Dáil debates

Thursday, 9 May 2019

National Broadband Plan: Statements

 

2:45 pm

Photo of Richard BrutonRichard Bruton (Dublin Bay North, Fine Gael) | Oireachtas source

The €500 million estimate was for the project Deputy Broughan was advocating, which was just bringing fibre to the 1,100 villages, and that was as far as it would go. In terms of getting to 540,000 premises, or, as it then was, 750,000 premises, it would be for commercial interests to bring it from the village out to all of those individual premises. That was rejected as an inadequate approach. The next big escalation in cost was, of course, the decision that had to be taken when Eir said it would commercially deliver 300,000 of these premises, which meant that had to be carved out of the intervention area, which had been 750,000 premises. Some Deputies expressed scepticism as to why that had to be done. It had to be done because, under state aid rules, if a commercial entity is offering to deliver it, one cannot offer state aid to someone else to do it. That is an obligation of state aid rules. It was communicated to us by the EU but also confirmed by the legal experts at the time that decision was taken.

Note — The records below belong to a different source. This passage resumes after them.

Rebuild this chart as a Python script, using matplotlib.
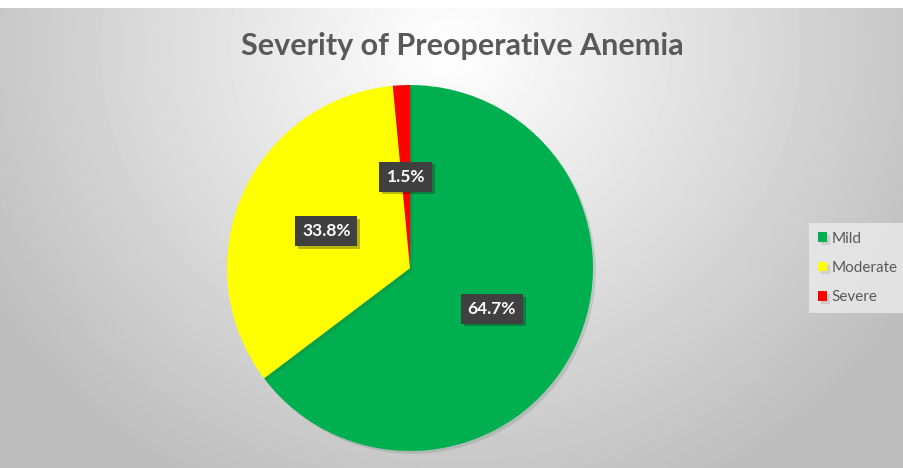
import numpy as np
import matplotlib.pyplot as plt
import matplotlib.patheffects as pe

labels = ["Mild", "Moderate", "Severe"]
values = [64.7, 33.8, 1.5]
colors = ["#00B050", "#FFFF00", "#FF0000"]

plt.rcParams['font.family'] = ['Lato', 'DejaVu Sans']

fig = plt.figure(figsize=(9.04, 4.68), dpi=100)
fig.patch.set_facecolor("white")

# radial grey background
bg = fig.add_axes([0, 0, 1, 1 - 8 / 468])
yy, xx = np.mgrid[0:460, 0:904]
r = np.sqrt(((xx - 450) / 520.0) ** 2 + ((yy - 40) / 480.0) ** 2)
shade = np.clip(1.0 - 0.25 * r, 0.74, 1.0)
bg.imshow(shade, cmap="gray", vmin=0, vmax=1, aspect="auto", interpolation="bilinear")
bg.axis("off")

ax = fig.add_axes([(410 - 183) / 904, (468 - 451) / 468, 366 / 904, 366 / 468])
wedges, texts, autotexts = ax.pie(values, colors=colors, startangle=90, counterclock=False,
                                  autopct="%.1f%%", pctdistance=0.5, radius=1.0,
                                  wedgeprops=dict(linewidth=0))
for w in wedges:
    w.set_path_effects([pe.SimplePatchShadow(offset=(2, -2), alpha=0.12), pe.Normal()])
for t in autotexts:
    t.set_color("white")
    t.set_fontsize(12.5)
    t.set_fontweight("bold")
    t.set_bbox(dict(boxstyle="square,pad=0.4", facecolor="#404040", edgecolor="none"))
    t.get_bbox_patch().set_path_effects([pe.SimplePatchShadow(offset=(2, -2), alpha=0.3), pe.Normal()])
ax.set_xlim(-1, 1)
ax.set_ylim(-1, 1)
ax.set_aspect("equal")

fig.text(0.511, 0.902, "Severity of Preoperative Anemia", ha="center", va="center",
         fontsize=22, fontweight="bold", color="#595959")

leg = fig.legend(wedges, labels, loc="center left", bbox_to_anchor=(809 / 904, 1 - 268 / 468),
                 frameon=True, fontsize=11, handlelength=0.6, handleheight=0.6,
                 handletextpad=0.3, labelspacing=1.0, borderpad=0.6, borderaxespad=0,
                 fancybox=False)
leg.get_frame().set_facecolor("#ebebeb")
leg.get_frame().set_edgecolor("none")
for t in leg.get_texts():
    t.set_color("#595959")

fig.savefig("out.png", dpi=100, facecolor=fig.get_facecolor())
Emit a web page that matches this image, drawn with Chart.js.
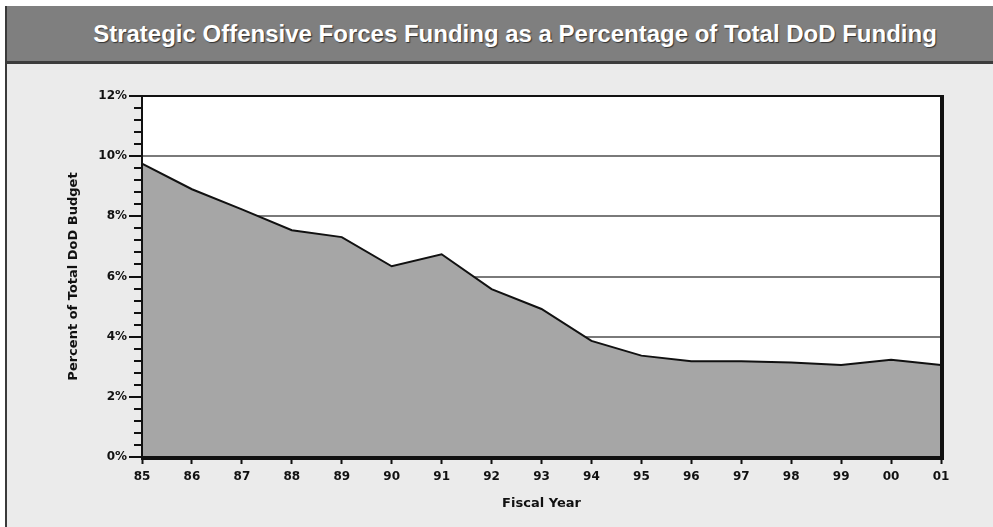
<!DOCTYPE html>
<html>
<head>
<meta charset="utf-8">
<script src="https://cdn.jsdelivr.net/npm/chart.js@4.4.0/dist/chart.umd.min.js"></script>
<style>
  html, body { margin: 0; padding: 0; background: #ffffff; }
  #frame {
    position: absolute; left: 5px; top: 6px; width: 986px; height: 521px;
    border-left: 2px solid #3a3a3a; background: #ebebeb;
  }
  #titlebar {
    height: 58px; background: #7f7f7f; border-bottom: 3px solid #3c3c3c;
    color: #ffffff; font: bold 24px "Liberation Sans Narrow", "Liberation Sans", sans-serif;
    line-height: 55px; text-align: center; padding-left: 30px; box-sizing: border-box;
    text-shadow: 1px 1px 1px #333;
  }
  #chart { display: block; }
</style>
</head>
<body>
<div id="frame">
  <div id="titlebar">Strategic Offensive Forces Funding as a Percentage of Total DoD Funding</div>
  <canvas id="chart" width="986" height="463"></canvas>
</div>
<script>
// fiscal years 1985-2001
const years = ['85', '86', '87', '88', '89', '90', '91', '92', '93', '94', '95', '96', '97', '98', '99', '00', '01'];
// percent of total DoD budget
const sofShare = [9.75, 8.9, 8.23, 7.54, 7.31, 6.34, 6.74, 5.58, 4.92, 3.86, 3.37, 3.18, 3.18, 3.14, 3.06, 3.23, 3.06];
const yTicks = [0, 2, 4, 6, 8, 10, 12];

const tickFont = { family: 'DejaVu Sans', weight: 'bold', size: 12 };

// white plot background, minor ticks and the heavy frame around the plot
const plotFrame = {
    id: 'plotFrame',
    beforeDraw(chart) {
        const { ctx, chartArea: a } = chart;
        ctx.save();
        ctx.fillStyle = '#ffffff';
        ctx.fillRect(a.left, a.top, a.right - a.left, a.bottom - a.top);
        ctx.restore();
    },
    afterDraw(chart) {
        const { ctx, chartArea: a } = chart;
        const y = chart.scales.y;
        ctx.save();
        // minor ticks every 0.4%
        ctx.strokeStyle = '#111';
        ctx.lineWidth = 2;
        for (let i = 0; i <= 30; i++) {
            if (i % 5 === 0) continue;
            const py = Math.round(y.getPixelForValue(i * 0.4));
            ctx.beginPath();
            ctx.moveTo(a.left - 8, py);
            ctx.lineTo(a.left, py);
            ctx.stroke();
        }
        ctx.fillStyle = '#111';
        // top and left: thin
        ctx.fillRect(a.left - 1, a.top - 1, a.right - a.left + 2, 2);
        ctx.fillRect(a.left - 1, a.top - 1, 2, a.bottom - a.top + 2);
        // right and bottom: heavy
        ctx.fillRect(a.right - 1, a.top - 1, 4, a.bottom - a.top + 4);
        ctx.fillRect(a.left - 1, a.bottom - 1, a.right - a.left + 4, 4);
        ctx.restore();
    }
};

const ctx = document.getElementById('chart').getContext('2d');
new Chart(ctx, {
    type: 'line',
    data: {
        labels: years,
        datasets: [{
            data: sofShare,
            fill: 'origin',
            backgroundColor: '#a6a6a6',
            borderColor: '#111111',
            borderWidth: 2,
            pointRadius: 0,
            tension: 0
        }]
    },
    options: {
        responsive: false,
        animation: false,
        layout: { padding: { left: 55, right: 52, top: 32, bottom: 0 } },
        plugins: {
            legend: { display: false },
            tooltip: { enabled: false }
        },
        scales: {
            x: {
                offset: false,
                border: { display: false },
                grid: { drawOnChartArea: false, drawTicks: true, tickLength: 7, tickColor: '#111', tickWidth: 2 },
                ticks: { color: '#111', font: tickFont, padding: 6, maxRotation: 0, autoSkip: false },
                title: {
                    display: true, text: 'Fiscal Year', color: '#111',
                    font: { family: 'DejaVu Sans', weight: 'bold', size: 13 },
                    padding: { top: 0, bottom: 16 }
                },
                afterFit(scale) { scale.height = 70; }
            },
            y: {
                min: 0, max: 12,
                border: { display: false },
                afterBuildTicks(scale) { scale.ticks = yTicks.map(v => ({ value: v })); },
                grid: {
                    color: c => (c.tick.value === 0 || c.tick.value === 12) ? 'rgba(0,0,0,0)' : '#7a7a7a',
                    lineWidth: 2,
                    tickColor: '#111', tickWidth: 2, tickLength: 13
                },
                ticks: { color: '#111', font: { family: 'DejaVu Sans', weight: 'bold', size: 12 }, padding: 2, callback: v => v + '%' },
                title: {
                    display: true, text: 'Percent of Total DoD Budget', color: '#111',
                    font: { family: 'DejaVu Sans', weight: 'bold', size: 13 },
                    padding: { top: 4, bottom: 0 }
                },
                afterFit(scale) { scale.width = 80; }
            }
        }
    },
    plugins: [plotFrame]
});
</script>
</body>
</html>
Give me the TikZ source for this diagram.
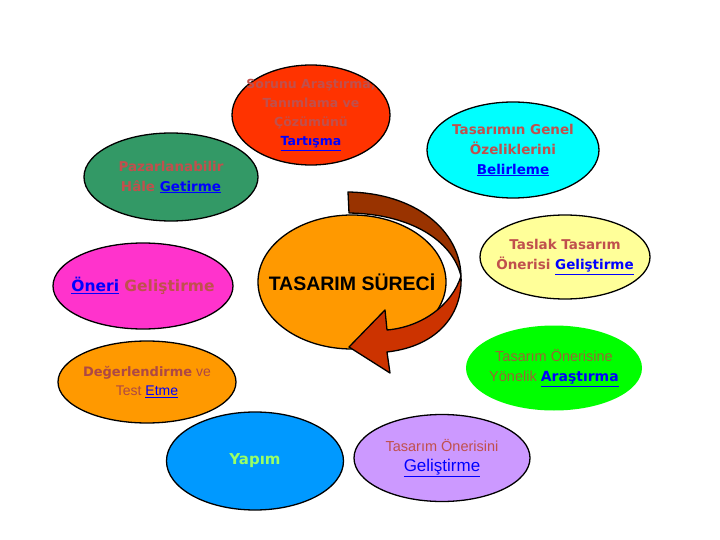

Those were among the decisions but there is also the risk assessment of the market. It is only when the competitive dialogue was complete that one would get an understanding of how risk was assessed of lower than expected take-up, of more difficult terrain and all the things that we know are involved in reaching out to 100% of the population. As the last quarter occupies 96% of the territory, this service has to go through 96% of the land area to reach just a quarter of the population. That is a significant challenge.